**TASK INPUTS**
● ● ● ●

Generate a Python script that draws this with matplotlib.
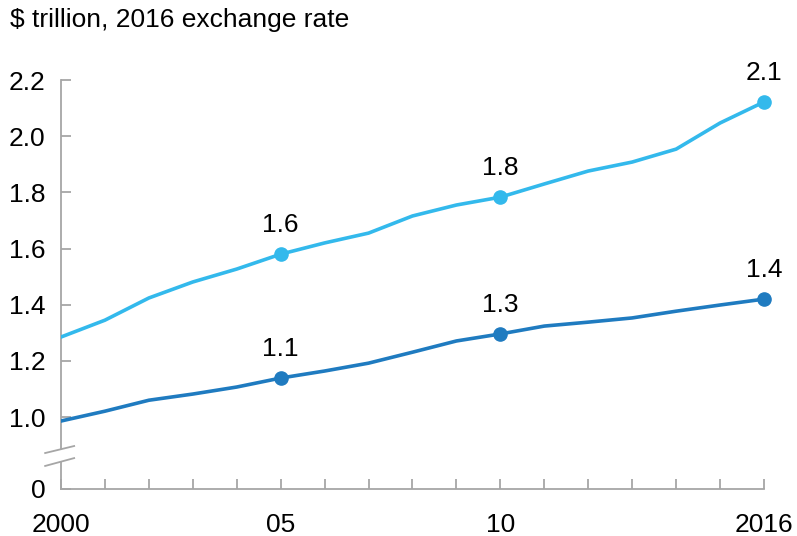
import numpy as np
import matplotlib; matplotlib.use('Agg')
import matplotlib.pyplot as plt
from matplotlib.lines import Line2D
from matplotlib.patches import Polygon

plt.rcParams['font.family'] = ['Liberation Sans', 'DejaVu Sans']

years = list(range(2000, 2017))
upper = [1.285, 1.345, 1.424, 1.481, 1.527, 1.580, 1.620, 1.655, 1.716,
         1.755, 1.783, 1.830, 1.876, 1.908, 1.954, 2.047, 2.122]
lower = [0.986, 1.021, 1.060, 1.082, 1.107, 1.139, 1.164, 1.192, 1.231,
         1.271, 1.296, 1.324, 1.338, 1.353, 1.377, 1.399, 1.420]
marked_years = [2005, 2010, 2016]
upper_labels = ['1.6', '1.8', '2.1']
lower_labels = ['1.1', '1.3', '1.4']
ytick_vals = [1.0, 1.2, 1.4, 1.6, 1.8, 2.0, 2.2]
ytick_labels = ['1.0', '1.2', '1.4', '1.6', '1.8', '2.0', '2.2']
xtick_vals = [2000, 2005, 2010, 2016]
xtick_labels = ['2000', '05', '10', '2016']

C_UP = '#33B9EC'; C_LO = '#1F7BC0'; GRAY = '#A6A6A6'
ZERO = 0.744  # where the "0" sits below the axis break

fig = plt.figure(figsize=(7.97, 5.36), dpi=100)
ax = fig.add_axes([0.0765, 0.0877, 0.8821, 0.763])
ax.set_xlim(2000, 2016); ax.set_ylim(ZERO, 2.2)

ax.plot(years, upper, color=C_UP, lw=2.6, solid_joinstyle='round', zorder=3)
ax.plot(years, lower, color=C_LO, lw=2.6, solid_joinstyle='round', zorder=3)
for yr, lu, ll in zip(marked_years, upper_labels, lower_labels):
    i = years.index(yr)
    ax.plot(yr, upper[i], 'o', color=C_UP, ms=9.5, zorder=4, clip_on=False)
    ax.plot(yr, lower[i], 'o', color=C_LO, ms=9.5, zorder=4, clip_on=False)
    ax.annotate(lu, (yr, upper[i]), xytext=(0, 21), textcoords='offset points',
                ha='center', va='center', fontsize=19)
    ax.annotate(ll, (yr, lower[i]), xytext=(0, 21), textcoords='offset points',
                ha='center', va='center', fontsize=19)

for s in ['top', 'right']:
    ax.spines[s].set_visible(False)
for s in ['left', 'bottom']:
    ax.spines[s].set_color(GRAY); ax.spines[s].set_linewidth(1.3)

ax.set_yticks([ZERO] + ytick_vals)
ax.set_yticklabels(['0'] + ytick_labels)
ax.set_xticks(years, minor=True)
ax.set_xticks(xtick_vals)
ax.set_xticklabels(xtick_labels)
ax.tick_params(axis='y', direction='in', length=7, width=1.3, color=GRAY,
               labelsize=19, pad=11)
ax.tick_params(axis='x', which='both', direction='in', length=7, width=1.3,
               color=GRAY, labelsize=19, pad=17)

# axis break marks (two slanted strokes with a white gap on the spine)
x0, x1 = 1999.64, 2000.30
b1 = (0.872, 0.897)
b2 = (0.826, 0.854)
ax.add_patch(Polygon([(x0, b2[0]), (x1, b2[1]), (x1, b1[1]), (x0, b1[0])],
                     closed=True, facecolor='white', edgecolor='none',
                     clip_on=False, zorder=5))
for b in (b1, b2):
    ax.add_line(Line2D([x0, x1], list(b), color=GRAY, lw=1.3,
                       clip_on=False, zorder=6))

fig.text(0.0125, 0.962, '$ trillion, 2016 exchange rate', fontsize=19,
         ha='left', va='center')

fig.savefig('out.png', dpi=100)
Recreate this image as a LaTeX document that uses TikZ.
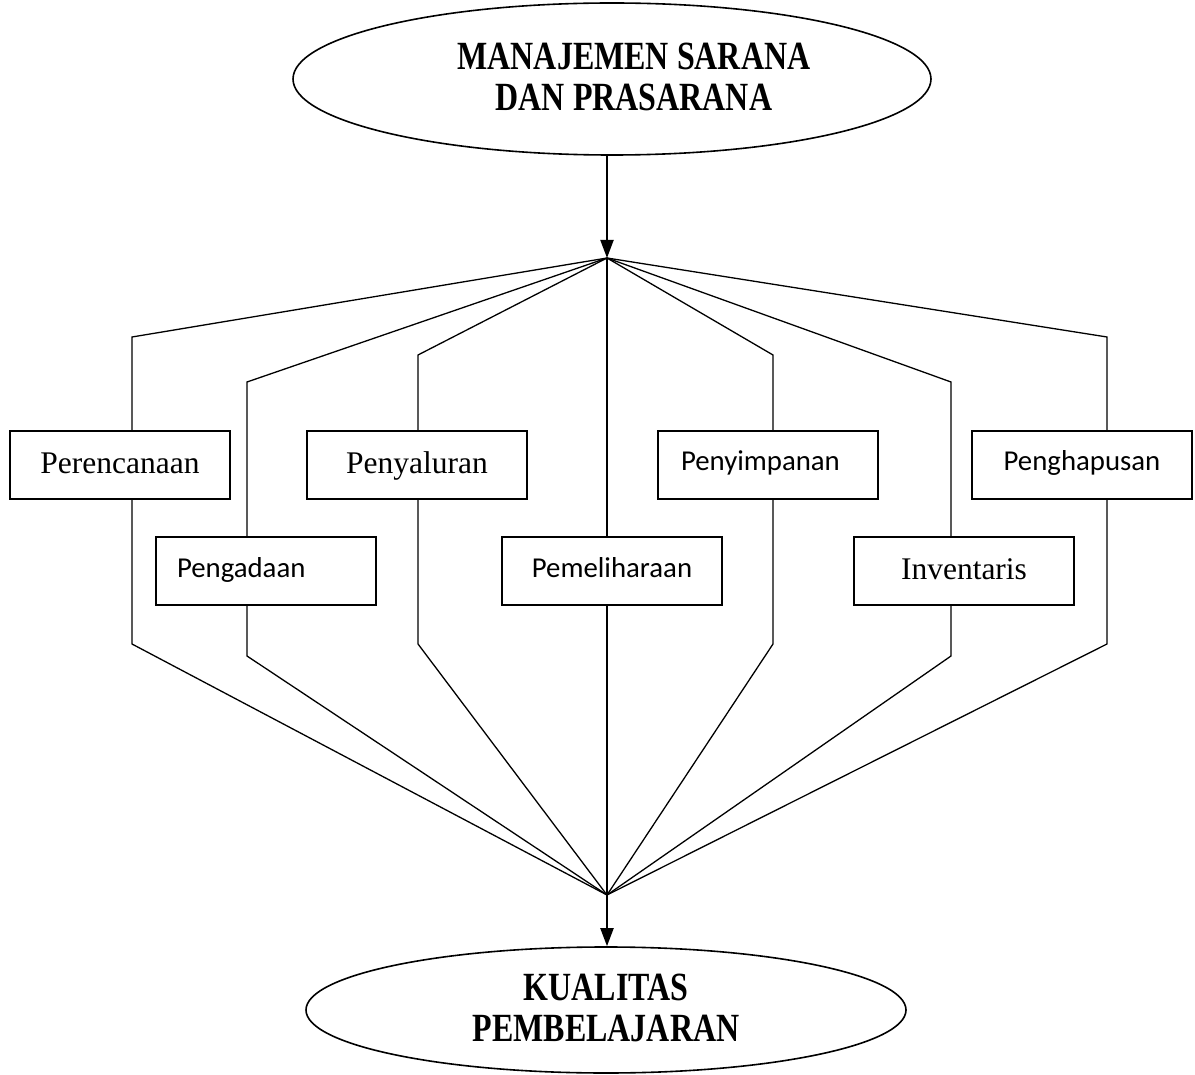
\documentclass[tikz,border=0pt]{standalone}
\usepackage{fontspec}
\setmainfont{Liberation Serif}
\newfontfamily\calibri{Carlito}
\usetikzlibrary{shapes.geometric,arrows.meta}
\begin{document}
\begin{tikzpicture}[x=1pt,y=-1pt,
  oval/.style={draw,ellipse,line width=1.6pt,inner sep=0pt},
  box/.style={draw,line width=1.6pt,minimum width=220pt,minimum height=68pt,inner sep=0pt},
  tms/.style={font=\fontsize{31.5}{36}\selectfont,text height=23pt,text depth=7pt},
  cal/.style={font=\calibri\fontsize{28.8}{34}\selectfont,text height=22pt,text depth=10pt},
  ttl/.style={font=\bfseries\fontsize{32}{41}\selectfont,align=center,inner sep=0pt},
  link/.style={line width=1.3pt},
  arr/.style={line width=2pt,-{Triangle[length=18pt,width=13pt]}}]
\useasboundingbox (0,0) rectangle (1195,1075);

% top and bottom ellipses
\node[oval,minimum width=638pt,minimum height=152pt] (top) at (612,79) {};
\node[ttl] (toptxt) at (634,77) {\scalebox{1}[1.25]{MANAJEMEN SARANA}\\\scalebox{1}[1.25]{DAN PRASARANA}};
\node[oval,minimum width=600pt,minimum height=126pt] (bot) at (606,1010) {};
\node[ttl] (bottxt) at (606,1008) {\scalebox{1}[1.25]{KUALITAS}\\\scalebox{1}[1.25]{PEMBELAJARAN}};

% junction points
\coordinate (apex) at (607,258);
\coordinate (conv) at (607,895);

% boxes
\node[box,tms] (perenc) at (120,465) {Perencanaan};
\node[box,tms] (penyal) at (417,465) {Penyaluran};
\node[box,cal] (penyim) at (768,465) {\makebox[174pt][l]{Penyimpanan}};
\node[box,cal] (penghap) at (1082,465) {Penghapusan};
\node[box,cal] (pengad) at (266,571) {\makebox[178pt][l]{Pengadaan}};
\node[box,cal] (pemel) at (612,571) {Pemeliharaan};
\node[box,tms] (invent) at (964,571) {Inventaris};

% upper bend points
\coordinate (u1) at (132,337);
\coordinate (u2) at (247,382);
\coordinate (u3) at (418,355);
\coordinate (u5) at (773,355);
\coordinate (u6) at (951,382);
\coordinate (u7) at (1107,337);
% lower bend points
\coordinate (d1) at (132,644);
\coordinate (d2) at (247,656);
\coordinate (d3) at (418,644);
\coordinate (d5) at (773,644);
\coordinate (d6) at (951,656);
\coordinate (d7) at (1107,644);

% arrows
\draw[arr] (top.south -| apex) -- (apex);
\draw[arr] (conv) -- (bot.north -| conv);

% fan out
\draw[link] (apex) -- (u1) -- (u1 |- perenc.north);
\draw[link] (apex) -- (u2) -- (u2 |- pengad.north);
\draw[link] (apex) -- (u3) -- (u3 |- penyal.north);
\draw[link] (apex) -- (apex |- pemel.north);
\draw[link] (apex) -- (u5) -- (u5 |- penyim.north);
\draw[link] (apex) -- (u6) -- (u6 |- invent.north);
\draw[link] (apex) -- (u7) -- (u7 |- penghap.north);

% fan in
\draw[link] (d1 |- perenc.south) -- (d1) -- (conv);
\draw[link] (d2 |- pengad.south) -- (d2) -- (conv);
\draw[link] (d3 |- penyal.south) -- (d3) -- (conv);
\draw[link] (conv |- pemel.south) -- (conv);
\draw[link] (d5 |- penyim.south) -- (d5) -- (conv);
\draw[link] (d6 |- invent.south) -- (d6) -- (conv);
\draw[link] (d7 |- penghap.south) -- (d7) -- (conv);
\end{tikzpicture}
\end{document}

● ● ● ●

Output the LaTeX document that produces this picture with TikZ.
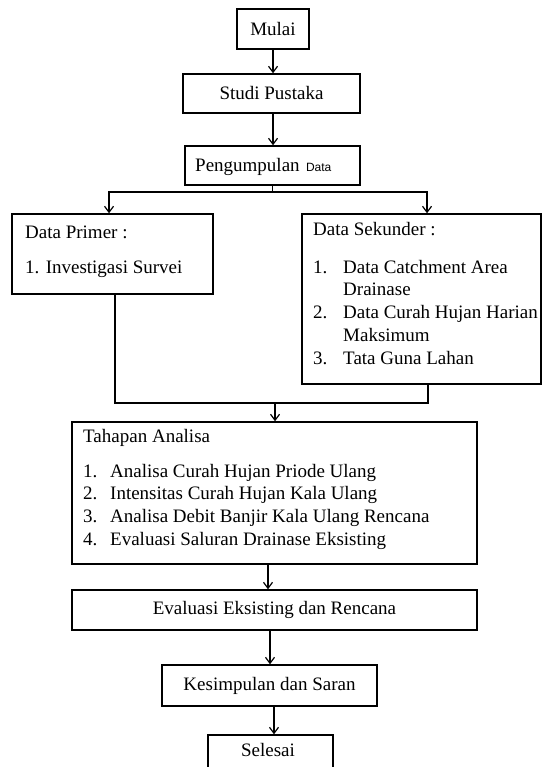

● ● ● ●

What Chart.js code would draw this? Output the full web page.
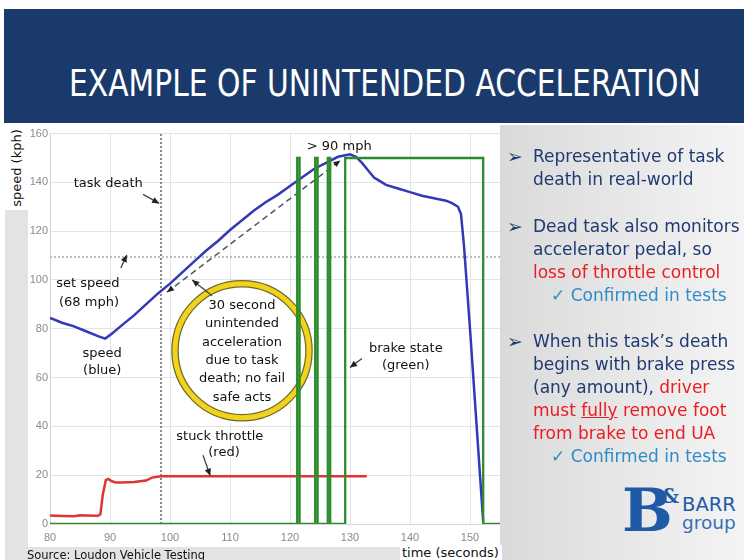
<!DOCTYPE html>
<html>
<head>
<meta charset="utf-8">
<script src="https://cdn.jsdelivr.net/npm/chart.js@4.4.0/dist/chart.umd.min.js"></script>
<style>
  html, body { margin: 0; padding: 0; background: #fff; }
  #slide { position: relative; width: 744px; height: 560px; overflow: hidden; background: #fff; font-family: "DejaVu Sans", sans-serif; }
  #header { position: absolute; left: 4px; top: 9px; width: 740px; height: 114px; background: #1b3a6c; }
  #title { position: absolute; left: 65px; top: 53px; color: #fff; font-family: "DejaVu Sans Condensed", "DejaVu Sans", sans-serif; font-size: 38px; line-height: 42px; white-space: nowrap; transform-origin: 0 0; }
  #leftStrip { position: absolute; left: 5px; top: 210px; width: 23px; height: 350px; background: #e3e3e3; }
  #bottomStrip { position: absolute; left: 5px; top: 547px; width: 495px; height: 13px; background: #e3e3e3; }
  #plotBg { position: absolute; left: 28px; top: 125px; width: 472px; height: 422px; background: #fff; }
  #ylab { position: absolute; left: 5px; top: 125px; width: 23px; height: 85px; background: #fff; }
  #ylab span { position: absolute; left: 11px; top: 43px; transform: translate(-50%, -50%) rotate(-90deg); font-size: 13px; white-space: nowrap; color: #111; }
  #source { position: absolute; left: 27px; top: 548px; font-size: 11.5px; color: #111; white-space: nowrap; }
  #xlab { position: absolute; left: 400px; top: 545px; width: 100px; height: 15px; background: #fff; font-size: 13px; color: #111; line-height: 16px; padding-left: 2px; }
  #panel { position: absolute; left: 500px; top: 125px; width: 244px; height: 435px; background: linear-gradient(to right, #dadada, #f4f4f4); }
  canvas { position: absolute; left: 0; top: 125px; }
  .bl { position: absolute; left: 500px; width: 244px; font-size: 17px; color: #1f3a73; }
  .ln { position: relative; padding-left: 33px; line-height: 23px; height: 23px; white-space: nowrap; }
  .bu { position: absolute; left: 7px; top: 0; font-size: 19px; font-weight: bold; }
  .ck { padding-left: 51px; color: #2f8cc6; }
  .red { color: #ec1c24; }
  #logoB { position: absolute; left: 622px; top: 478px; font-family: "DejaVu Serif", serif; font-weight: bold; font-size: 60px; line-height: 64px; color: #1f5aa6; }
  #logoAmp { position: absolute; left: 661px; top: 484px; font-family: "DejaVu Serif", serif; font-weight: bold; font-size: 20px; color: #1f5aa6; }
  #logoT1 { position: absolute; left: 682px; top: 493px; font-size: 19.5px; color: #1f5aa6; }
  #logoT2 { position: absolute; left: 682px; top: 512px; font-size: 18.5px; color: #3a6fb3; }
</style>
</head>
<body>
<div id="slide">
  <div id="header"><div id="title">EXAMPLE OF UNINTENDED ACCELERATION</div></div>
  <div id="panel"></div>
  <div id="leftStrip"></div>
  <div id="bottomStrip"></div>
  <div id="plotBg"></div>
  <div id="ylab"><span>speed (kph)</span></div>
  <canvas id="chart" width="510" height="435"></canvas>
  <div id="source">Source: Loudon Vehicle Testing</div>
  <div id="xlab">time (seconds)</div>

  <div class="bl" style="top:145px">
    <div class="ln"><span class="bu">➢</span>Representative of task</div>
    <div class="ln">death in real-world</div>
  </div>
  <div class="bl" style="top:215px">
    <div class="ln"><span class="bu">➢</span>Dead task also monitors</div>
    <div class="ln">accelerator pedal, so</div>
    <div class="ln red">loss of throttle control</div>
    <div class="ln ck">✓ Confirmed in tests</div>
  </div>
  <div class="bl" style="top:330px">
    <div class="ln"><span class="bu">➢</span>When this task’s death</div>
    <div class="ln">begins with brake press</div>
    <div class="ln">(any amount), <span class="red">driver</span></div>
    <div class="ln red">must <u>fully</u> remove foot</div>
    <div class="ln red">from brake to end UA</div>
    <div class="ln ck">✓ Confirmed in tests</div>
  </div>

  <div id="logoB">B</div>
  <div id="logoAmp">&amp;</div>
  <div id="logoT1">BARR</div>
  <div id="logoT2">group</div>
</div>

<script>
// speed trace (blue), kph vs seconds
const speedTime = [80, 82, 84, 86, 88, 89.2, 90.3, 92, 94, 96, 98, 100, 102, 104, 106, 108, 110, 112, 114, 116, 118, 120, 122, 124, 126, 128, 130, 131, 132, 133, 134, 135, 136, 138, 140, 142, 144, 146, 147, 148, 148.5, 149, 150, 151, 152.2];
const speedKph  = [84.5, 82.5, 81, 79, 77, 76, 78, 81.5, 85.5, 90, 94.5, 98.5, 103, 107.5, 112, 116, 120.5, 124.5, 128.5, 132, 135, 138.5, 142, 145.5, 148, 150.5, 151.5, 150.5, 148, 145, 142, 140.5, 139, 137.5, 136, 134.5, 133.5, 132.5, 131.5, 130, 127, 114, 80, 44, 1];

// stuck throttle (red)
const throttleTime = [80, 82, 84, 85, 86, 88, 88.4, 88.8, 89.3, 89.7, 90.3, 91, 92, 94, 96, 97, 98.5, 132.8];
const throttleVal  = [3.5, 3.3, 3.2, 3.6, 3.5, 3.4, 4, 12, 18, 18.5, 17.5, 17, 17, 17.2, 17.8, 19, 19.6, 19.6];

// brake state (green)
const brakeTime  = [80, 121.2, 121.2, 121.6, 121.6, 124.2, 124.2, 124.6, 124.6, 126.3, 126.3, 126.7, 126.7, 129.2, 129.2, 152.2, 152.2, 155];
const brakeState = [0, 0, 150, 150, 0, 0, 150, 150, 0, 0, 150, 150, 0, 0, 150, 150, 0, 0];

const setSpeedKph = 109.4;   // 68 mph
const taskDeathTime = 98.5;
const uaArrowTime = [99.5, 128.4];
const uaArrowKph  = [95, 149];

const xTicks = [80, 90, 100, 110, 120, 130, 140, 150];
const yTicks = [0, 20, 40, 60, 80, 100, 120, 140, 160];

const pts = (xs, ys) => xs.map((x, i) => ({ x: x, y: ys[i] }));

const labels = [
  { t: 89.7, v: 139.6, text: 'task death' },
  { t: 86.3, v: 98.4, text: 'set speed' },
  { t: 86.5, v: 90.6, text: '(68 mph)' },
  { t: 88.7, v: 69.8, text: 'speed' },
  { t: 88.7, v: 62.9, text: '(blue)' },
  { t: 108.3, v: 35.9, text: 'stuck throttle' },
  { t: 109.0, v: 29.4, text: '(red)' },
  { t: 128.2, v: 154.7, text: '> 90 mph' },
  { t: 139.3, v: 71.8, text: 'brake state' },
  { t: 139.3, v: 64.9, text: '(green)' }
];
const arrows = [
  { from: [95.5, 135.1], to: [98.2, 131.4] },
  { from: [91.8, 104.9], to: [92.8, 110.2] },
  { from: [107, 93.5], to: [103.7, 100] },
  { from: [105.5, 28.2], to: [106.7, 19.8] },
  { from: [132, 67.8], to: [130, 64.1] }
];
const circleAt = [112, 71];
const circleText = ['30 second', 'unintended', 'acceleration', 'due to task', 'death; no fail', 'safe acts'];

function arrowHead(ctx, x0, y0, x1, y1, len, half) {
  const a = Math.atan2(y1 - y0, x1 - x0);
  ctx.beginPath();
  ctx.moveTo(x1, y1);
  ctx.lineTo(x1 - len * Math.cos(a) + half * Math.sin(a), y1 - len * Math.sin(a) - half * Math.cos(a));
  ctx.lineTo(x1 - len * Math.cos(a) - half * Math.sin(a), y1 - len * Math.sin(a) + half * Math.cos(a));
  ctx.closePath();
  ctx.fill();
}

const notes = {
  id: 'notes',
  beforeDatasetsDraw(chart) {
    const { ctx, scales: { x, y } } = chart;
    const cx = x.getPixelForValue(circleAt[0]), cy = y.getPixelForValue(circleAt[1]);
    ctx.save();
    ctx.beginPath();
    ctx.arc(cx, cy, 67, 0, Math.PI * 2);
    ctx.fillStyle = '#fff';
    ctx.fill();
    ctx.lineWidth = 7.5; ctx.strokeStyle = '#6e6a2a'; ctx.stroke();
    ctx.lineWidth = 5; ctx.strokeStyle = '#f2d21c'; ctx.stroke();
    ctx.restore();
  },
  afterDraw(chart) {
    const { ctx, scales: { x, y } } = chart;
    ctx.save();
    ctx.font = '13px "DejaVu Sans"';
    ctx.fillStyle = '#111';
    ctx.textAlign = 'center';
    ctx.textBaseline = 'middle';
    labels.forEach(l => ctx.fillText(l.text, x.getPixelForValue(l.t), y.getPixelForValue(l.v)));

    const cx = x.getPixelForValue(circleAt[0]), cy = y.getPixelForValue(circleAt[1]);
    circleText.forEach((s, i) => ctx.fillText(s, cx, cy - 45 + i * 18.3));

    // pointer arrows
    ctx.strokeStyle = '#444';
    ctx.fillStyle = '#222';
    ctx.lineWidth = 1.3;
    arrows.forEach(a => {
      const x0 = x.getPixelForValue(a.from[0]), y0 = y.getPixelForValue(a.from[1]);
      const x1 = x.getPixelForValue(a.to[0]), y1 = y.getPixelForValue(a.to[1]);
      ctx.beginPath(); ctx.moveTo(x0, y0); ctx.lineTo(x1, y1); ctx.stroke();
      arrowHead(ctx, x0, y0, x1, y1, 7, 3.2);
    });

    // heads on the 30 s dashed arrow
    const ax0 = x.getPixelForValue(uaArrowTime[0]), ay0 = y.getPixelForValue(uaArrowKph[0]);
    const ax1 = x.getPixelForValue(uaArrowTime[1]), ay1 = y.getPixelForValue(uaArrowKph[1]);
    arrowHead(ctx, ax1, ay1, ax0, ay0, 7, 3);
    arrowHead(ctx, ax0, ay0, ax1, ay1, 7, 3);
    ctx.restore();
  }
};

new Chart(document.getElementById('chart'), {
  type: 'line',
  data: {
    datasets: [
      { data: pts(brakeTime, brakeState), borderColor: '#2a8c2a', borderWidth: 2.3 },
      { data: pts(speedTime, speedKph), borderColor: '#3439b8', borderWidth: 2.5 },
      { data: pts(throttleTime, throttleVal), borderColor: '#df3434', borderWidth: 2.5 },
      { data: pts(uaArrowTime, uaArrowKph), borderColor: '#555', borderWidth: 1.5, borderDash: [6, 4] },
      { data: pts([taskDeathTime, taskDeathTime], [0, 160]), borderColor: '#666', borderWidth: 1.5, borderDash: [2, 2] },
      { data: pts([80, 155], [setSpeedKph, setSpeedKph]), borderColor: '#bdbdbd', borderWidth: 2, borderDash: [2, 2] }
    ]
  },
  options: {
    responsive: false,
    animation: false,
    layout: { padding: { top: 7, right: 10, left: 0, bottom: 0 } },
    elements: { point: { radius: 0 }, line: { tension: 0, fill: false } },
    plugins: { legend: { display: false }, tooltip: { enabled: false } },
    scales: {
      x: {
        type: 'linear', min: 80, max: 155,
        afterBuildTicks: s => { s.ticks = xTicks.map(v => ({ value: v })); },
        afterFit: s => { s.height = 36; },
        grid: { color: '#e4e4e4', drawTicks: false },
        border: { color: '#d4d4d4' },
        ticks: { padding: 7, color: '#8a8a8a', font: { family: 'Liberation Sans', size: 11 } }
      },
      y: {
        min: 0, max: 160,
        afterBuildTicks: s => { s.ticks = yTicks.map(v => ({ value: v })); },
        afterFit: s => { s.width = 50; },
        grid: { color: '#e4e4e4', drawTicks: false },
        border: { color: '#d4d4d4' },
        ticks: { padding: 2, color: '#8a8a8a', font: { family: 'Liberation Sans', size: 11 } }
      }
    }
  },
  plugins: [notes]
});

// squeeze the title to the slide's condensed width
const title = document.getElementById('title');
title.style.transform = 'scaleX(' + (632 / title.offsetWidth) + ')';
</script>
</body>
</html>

● ● ● ●

**EXERCISE DIRECTIONS**
Beginning with the line above that contains "Generate a Python" and finishing with the line that contains "plt.rcParams['font.family'] = ['Liberation", print those lines exactly and only. Skip all pictures.

**CORRECT RESULT**
Generate a Python script that draws this with matplotlib.
import numpy as np
import matplotlib; matplotlib.use('Agg')
import matplotlib.pyplot as plt
from matplotlib.lines import Line2D
from matplotlib.patches import Polygon

plt.rcParams['font.family'] = ['Liberation Sans', 'DejaVu Sans']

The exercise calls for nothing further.